BEGIN

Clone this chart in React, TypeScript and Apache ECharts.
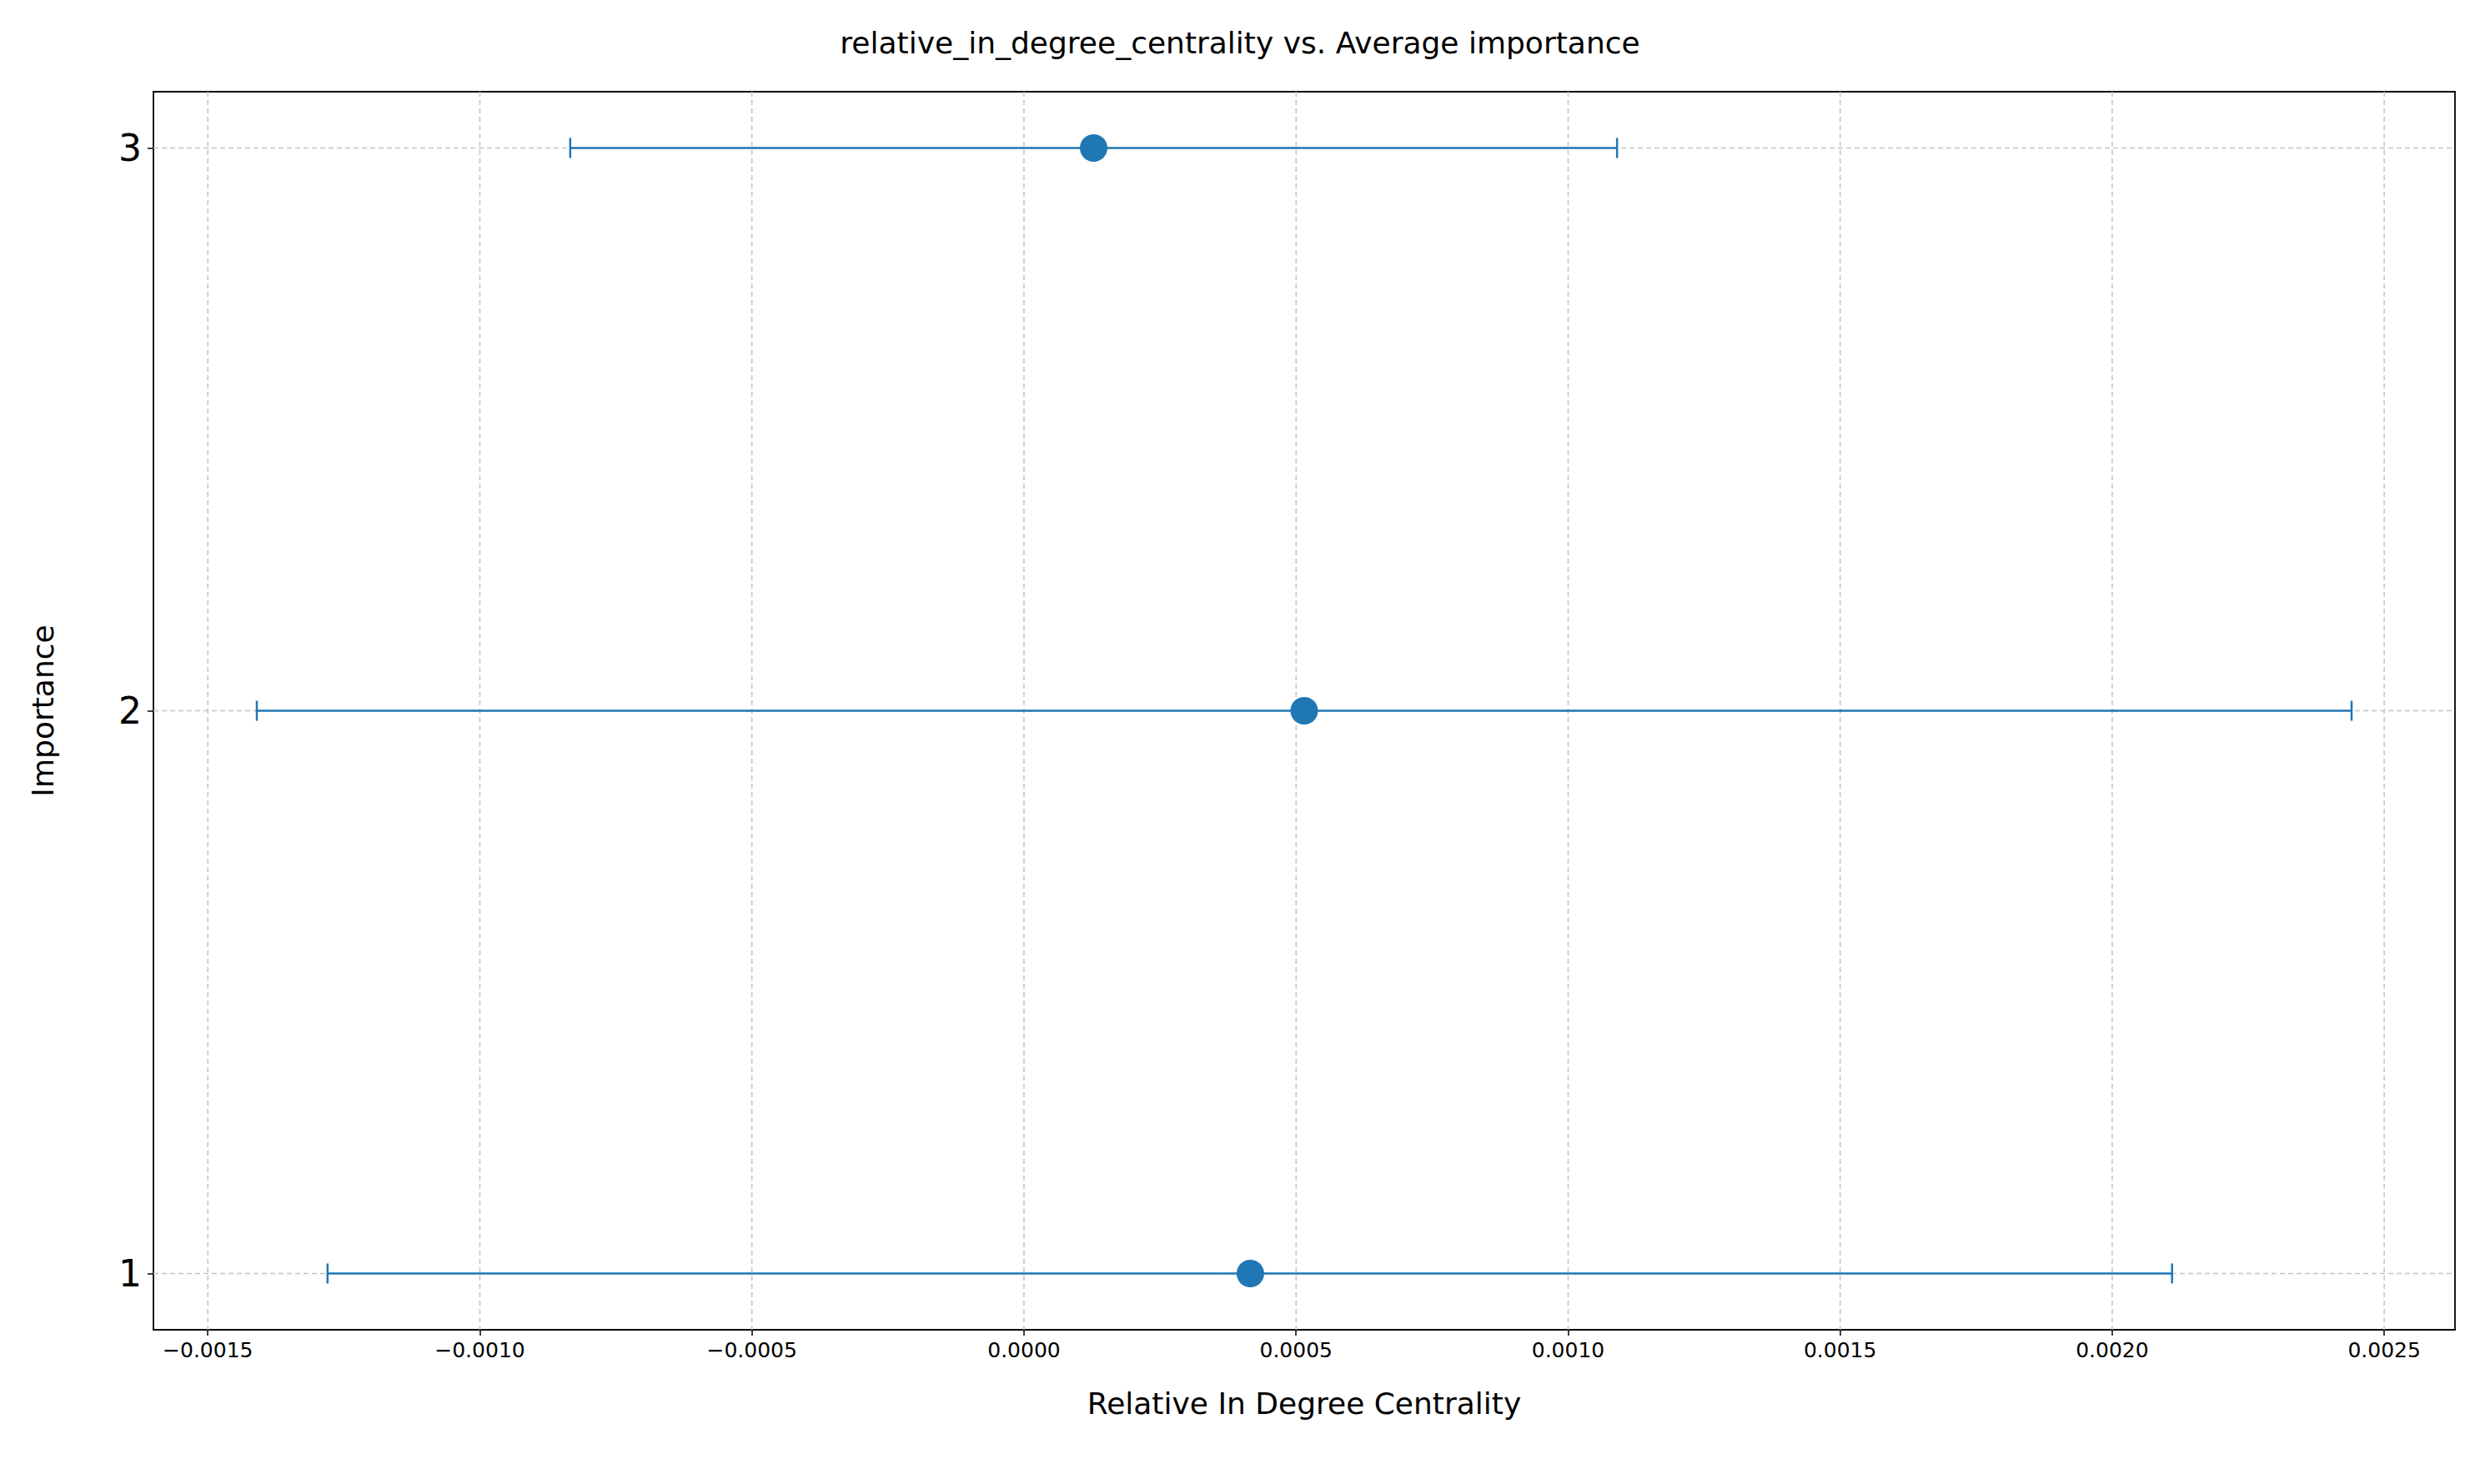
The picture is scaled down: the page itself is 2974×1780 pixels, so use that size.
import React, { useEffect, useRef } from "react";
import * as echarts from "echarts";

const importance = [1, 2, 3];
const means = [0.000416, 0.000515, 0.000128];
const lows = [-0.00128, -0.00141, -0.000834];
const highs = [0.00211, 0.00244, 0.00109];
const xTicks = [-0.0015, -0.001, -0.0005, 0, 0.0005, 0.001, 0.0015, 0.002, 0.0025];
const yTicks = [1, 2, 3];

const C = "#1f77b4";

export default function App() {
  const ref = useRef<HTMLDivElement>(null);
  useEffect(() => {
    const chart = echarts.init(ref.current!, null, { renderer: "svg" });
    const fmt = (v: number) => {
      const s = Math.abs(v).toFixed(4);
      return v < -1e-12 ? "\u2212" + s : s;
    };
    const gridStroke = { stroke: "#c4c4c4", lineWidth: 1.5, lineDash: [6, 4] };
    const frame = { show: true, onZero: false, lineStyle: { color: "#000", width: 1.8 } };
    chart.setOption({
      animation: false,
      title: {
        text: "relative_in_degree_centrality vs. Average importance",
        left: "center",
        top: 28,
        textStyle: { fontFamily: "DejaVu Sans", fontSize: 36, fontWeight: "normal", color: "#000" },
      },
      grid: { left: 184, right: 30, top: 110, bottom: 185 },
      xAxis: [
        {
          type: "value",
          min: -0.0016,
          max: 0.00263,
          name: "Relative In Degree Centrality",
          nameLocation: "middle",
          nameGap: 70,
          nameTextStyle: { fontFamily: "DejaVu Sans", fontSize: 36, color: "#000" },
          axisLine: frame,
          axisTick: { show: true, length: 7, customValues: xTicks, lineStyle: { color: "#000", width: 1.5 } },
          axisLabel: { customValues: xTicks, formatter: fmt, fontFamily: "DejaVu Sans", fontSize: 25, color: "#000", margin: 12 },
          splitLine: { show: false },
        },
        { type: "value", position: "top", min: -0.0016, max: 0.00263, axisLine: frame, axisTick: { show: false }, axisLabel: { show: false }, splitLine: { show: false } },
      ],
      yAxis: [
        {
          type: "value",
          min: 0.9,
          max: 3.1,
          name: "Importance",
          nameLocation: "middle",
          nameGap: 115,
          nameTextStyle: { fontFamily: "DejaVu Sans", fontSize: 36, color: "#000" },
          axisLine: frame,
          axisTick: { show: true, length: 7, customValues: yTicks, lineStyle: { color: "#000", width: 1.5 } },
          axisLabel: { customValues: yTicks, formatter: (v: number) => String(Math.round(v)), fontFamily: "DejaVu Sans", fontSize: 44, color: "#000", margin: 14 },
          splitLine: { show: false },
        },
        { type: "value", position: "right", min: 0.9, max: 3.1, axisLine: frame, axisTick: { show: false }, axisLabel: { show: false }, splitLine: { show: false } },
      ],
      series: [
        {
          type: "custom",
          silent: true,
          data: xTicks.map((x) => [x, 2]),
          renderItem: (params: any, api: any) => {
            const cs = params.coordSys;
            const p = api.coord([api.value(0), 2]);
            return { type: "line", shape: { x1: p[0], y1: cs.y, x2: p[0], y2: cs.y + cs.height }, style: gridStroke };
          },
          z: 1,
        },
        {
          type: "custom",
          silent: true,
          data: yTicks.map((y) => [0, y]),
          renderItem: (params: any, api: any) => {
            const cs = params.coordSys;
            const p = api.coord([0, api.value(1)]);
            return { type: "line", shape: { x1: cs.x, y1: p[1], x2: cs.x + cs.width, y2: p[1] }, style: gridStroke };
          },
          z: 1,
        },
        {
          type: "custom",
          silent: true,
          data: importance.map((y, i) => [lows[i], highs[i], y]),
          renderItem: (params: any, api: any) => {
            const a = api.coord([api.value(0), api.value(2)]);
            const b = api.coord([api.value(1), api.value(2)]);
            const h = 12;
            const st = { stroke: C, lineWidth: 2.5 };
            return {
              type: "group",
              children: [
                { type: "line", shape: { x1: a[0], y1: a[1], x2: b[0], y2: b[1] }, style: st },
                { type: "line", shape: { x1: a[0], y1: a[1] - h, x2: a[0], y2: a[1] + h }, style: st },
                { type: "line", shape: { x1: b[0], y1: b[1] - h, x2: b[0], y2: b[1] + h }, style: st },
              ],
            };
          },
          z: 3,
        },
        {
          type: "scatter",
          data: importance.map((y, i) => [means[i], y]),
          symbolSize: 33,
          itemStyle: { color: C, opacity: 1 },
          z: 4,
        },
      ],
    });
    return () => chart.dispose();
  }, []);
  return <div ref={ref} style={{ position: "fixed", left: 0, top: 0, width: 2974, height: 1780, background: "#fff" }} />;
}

END

Challenge: Answer with a single number: the count of lines holding the word "React".

Written solution: 2